20-year-old Ferguson activist Rasheen Aldridge Jr. was invited to the White House by President Obama, along with a few other young activists from Ferguson Commission–a group tasked by Missouri governor Jay Nixon with looking into the community’s social and economic problems–to talk about the protests and while this would be the biggest moment in any 20-year-old’s life, Aldridge was disappointed.
Back in 2008, when Aldridge discovered the young Black politician, he was enamored with him. He was my idol, he was a person I thought about every single day,” Aldridge explained. President Obama inspired the young activist to speak out and use his voice to help effect change. “This man starts speaking about hope and change and you felt it. I remember staying home when he got inaugurated and staying on the phone with my grandmother watching every state primary exit polls,” Aldridge remembered. He even took his grandmother with him when he started fighting for minimum-wage workers.
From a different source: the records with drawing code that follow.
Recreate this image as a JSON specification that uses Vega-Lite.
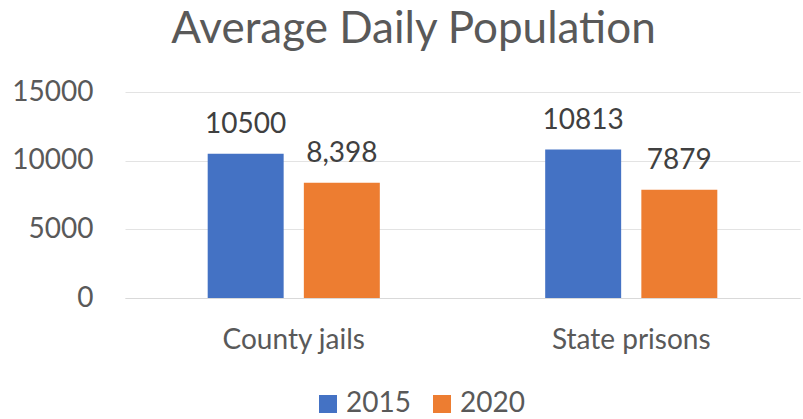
{
  "$schema": "https://vega.github.io/schema/vega-lite/v6.json",
  "autosize": "none",
  "width": 675,
  "height": 206,
  "padding": {"left": 125, "top": 92, "right": 3, "bottom": 121},
  "background": "white",
  "title": {
    "text": "Average Daily Population",
    "font": "Lato",
    "fontSize": 44,
    "fontWeight": "normal",
    "color": "#595959",
    "anchor": "middle",
    "dx": -49,
    "offset": 26
  },
  "data": {
    "values": [
      {"category": "County jails", "year": "2015", "value": 10500, "label": "10500"},
      {"category": "County jails", "year": "2020", "value": 8398, "label": "8,398"},
      {"category": "State prisons", "year": "2015", "value": 10813, "label": "10813"},
      {"category": "State prisons", "year": "2020", "value": 7879, "label": "7879"}
    ]
  },
  "encoding": {
    "x": {
      "field": "category",
      "type": "nominal",
      "scale": {"paddingInner": 0.49, "paddingOuter": 0.245},
      "axis": {
        "title": null,
        "labelAngle": 0,
        "labelFont": "Lato",
        "labelFontSize": 28,
        "labelColor": "#595959",
        "labelPadding": 28,
        "ticks": false,
        "domainColor": "#d9d9d9",
        "domainWidth": 1
      }
    },
    "xOffset": {"field": "year", "type": "nominal", "scale": {"paddingInner": 0.21, "paddingOuter": 0}},
    "y": {
      "field": "value",
      "type": "quantitative",
      "scale": {"domain": [0, 15000], "nice": false},
      "axis": {
        "title": null,
        "values": [0, 5000, 10000, 15000],
        "format": "d",
        "grid": true,
        "gridColor": "#e3e3e3",
        "gridWidth": 1,
        "domain": false,
        "ticks": false,
        "labelFont": "Lato",
        "labelFontSize": 28,
        "labelColor": "#595959",
        "labelPadding": 32
      }
    },
    "color": {
      "field": "year",
      "type": "nominal",
      "scale": {"domain": ["2015", "2020"], "range": ["#4472C4", "#ED7D31"]},
      "legend": {
        "orient": "none",
        "legendX": 189,
        "legendY": 298,
        "direction": "horizontal",
        "title": null,
        "symbolType": "square",
        "symbolSize": 324,
        "symbolStrokeWidth": 0,
        "symbolOpacity": 1,
        "labelFont": "Lato",
        "labelFontSize": 28,
        "labelColor": "#595959",
        "columnPadding": 17,
        "labelOffset": 4
      }
    }
  },
  "layer": [
    {"mark": {"type": "bar"}},
    {
      "mark": {"type": "text", "baseline": "alphabetic", "dy": -21, "font": "Lato", "fontSize": 28, "color": "#404040"},
      "encoding": {"text": {"field": "label"}, "color": {"value": "#404040"}}
    }
  ],
  "config": {"view": {"stroke": null}}
}
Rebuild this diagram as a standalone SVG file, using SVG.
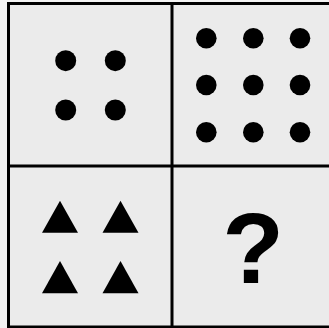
<svg xmlns="http://www.w3.org/2000/svg" width="329" height="328" viewBox="0 0 329 328">
<style>
.frame{fill:none;stroke:#000;stroke-width:3}
.dot{fill:#000}
.tri{fill:#000}
.q{font-family:"Liberation Sans",Arial,sans-serif;font-weight:bold;font-size:101px;fill:#000}
</style>
<rect x="0" y="0" width="329" height="328" fill="#f3f3f3"/>
<rect x="8.5" y="3.5" width="330" height="324" fill="#ebebeb"/>
<g id="frame">
<rect class="frame" x="8.5" y="3.5" width="330" height="323.5"/>
<line class="frame" x1="172" y1="3.5" x2="172" y2="328"/>
<line class="frame" x1="8.5" y1="166" x2="329" y2="166"/>
</g>
<g id="cell-top-left">
<circle class="dot" cx="65.7" cy="60.7" r="10.5"/>
<circle class="dot" cx="115.3" cy="60.7" r="10.5"/>
<circle class="dot" cx="65.7" cy="110" r="10.5"/>
<circle class="dot" cx="115.3" cy="110" r="10.5"/>
</g>
<g id="cell-top-right">
<circle class="dot" cx="206.3" cy="38.3" r="10.3"/>
<circle class="dot" cx="253.3" cy="38.3" r="10.3"/>
<circle class="dot" cx="300" cy="38.3" r="10.3"/>
<circle class="dot" cx="206.3" cy="85" r="10.3"/>
<circle class="dot" cx="253.3" cy="85" r="10.3"/>
<circle class="dot" cx="300" cy="85" r="10.3"/>
<circle class="dot" cx="206.3" cy="132.3" r="10.3"/>
<circle class="dot" cx="253.3" cy="132.3" r="10.3"/>
<circle class="dot" cx="300" cy="132.3" r="10.3"/>
</g>
<g id="cell-bottom-left">
<polygon class="tri" points="60,200.7 78,232.7 42,232.7"/>
<polygon class="tri" points="120.5,200.7 138.5,232.7 102.5,232.7"/>
<polygon class="tri" points="60,261 78,293.3 42,293.3"/>
<polygon class="tri" points="120.5,261 138.5,293.3 102.5,293.3"/>
</g>
<g id="cell-bottom-right">
<text class="q" x="253" y="283" text-anchor="middle">?</text>
</g>
</svg>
Aldridge says that what he experienced in 2008 was not what he experienced when he received the once-in-a-lifetime opportunity to meet with him face to face. He said, “Those same feelings from 2008 was not there when I met him yesterday. I felt disappointed.” Aldridge continued, “We were at the White House voicing our concerns, opinions and problems with the commander in chief about the accountability of police. We wanted him to come and just acknowledge our pain, our heart and we’ve been peaceful.”
Many of us–#TeamBeautiful included have voiced our frustrations with President Obama’s lack of urgency and passion around what’s going on with the systematic racism in our country, especially when we’re faced with tragic cases like the death of unarmed teen Michael Brown or the unarmed man who stopped a fight and was chocked to death, Eric Garner–two Black men who lost their lives at the hands of White police officers. We realize the president can only say but so much when it comes to racial issues, but we just want more compassion and that’s all that Aldridge wanted…to be seen, to be heard and to know that the leader of the free world, who also happens to be Black, thinks our lives matter just as much as the protestors.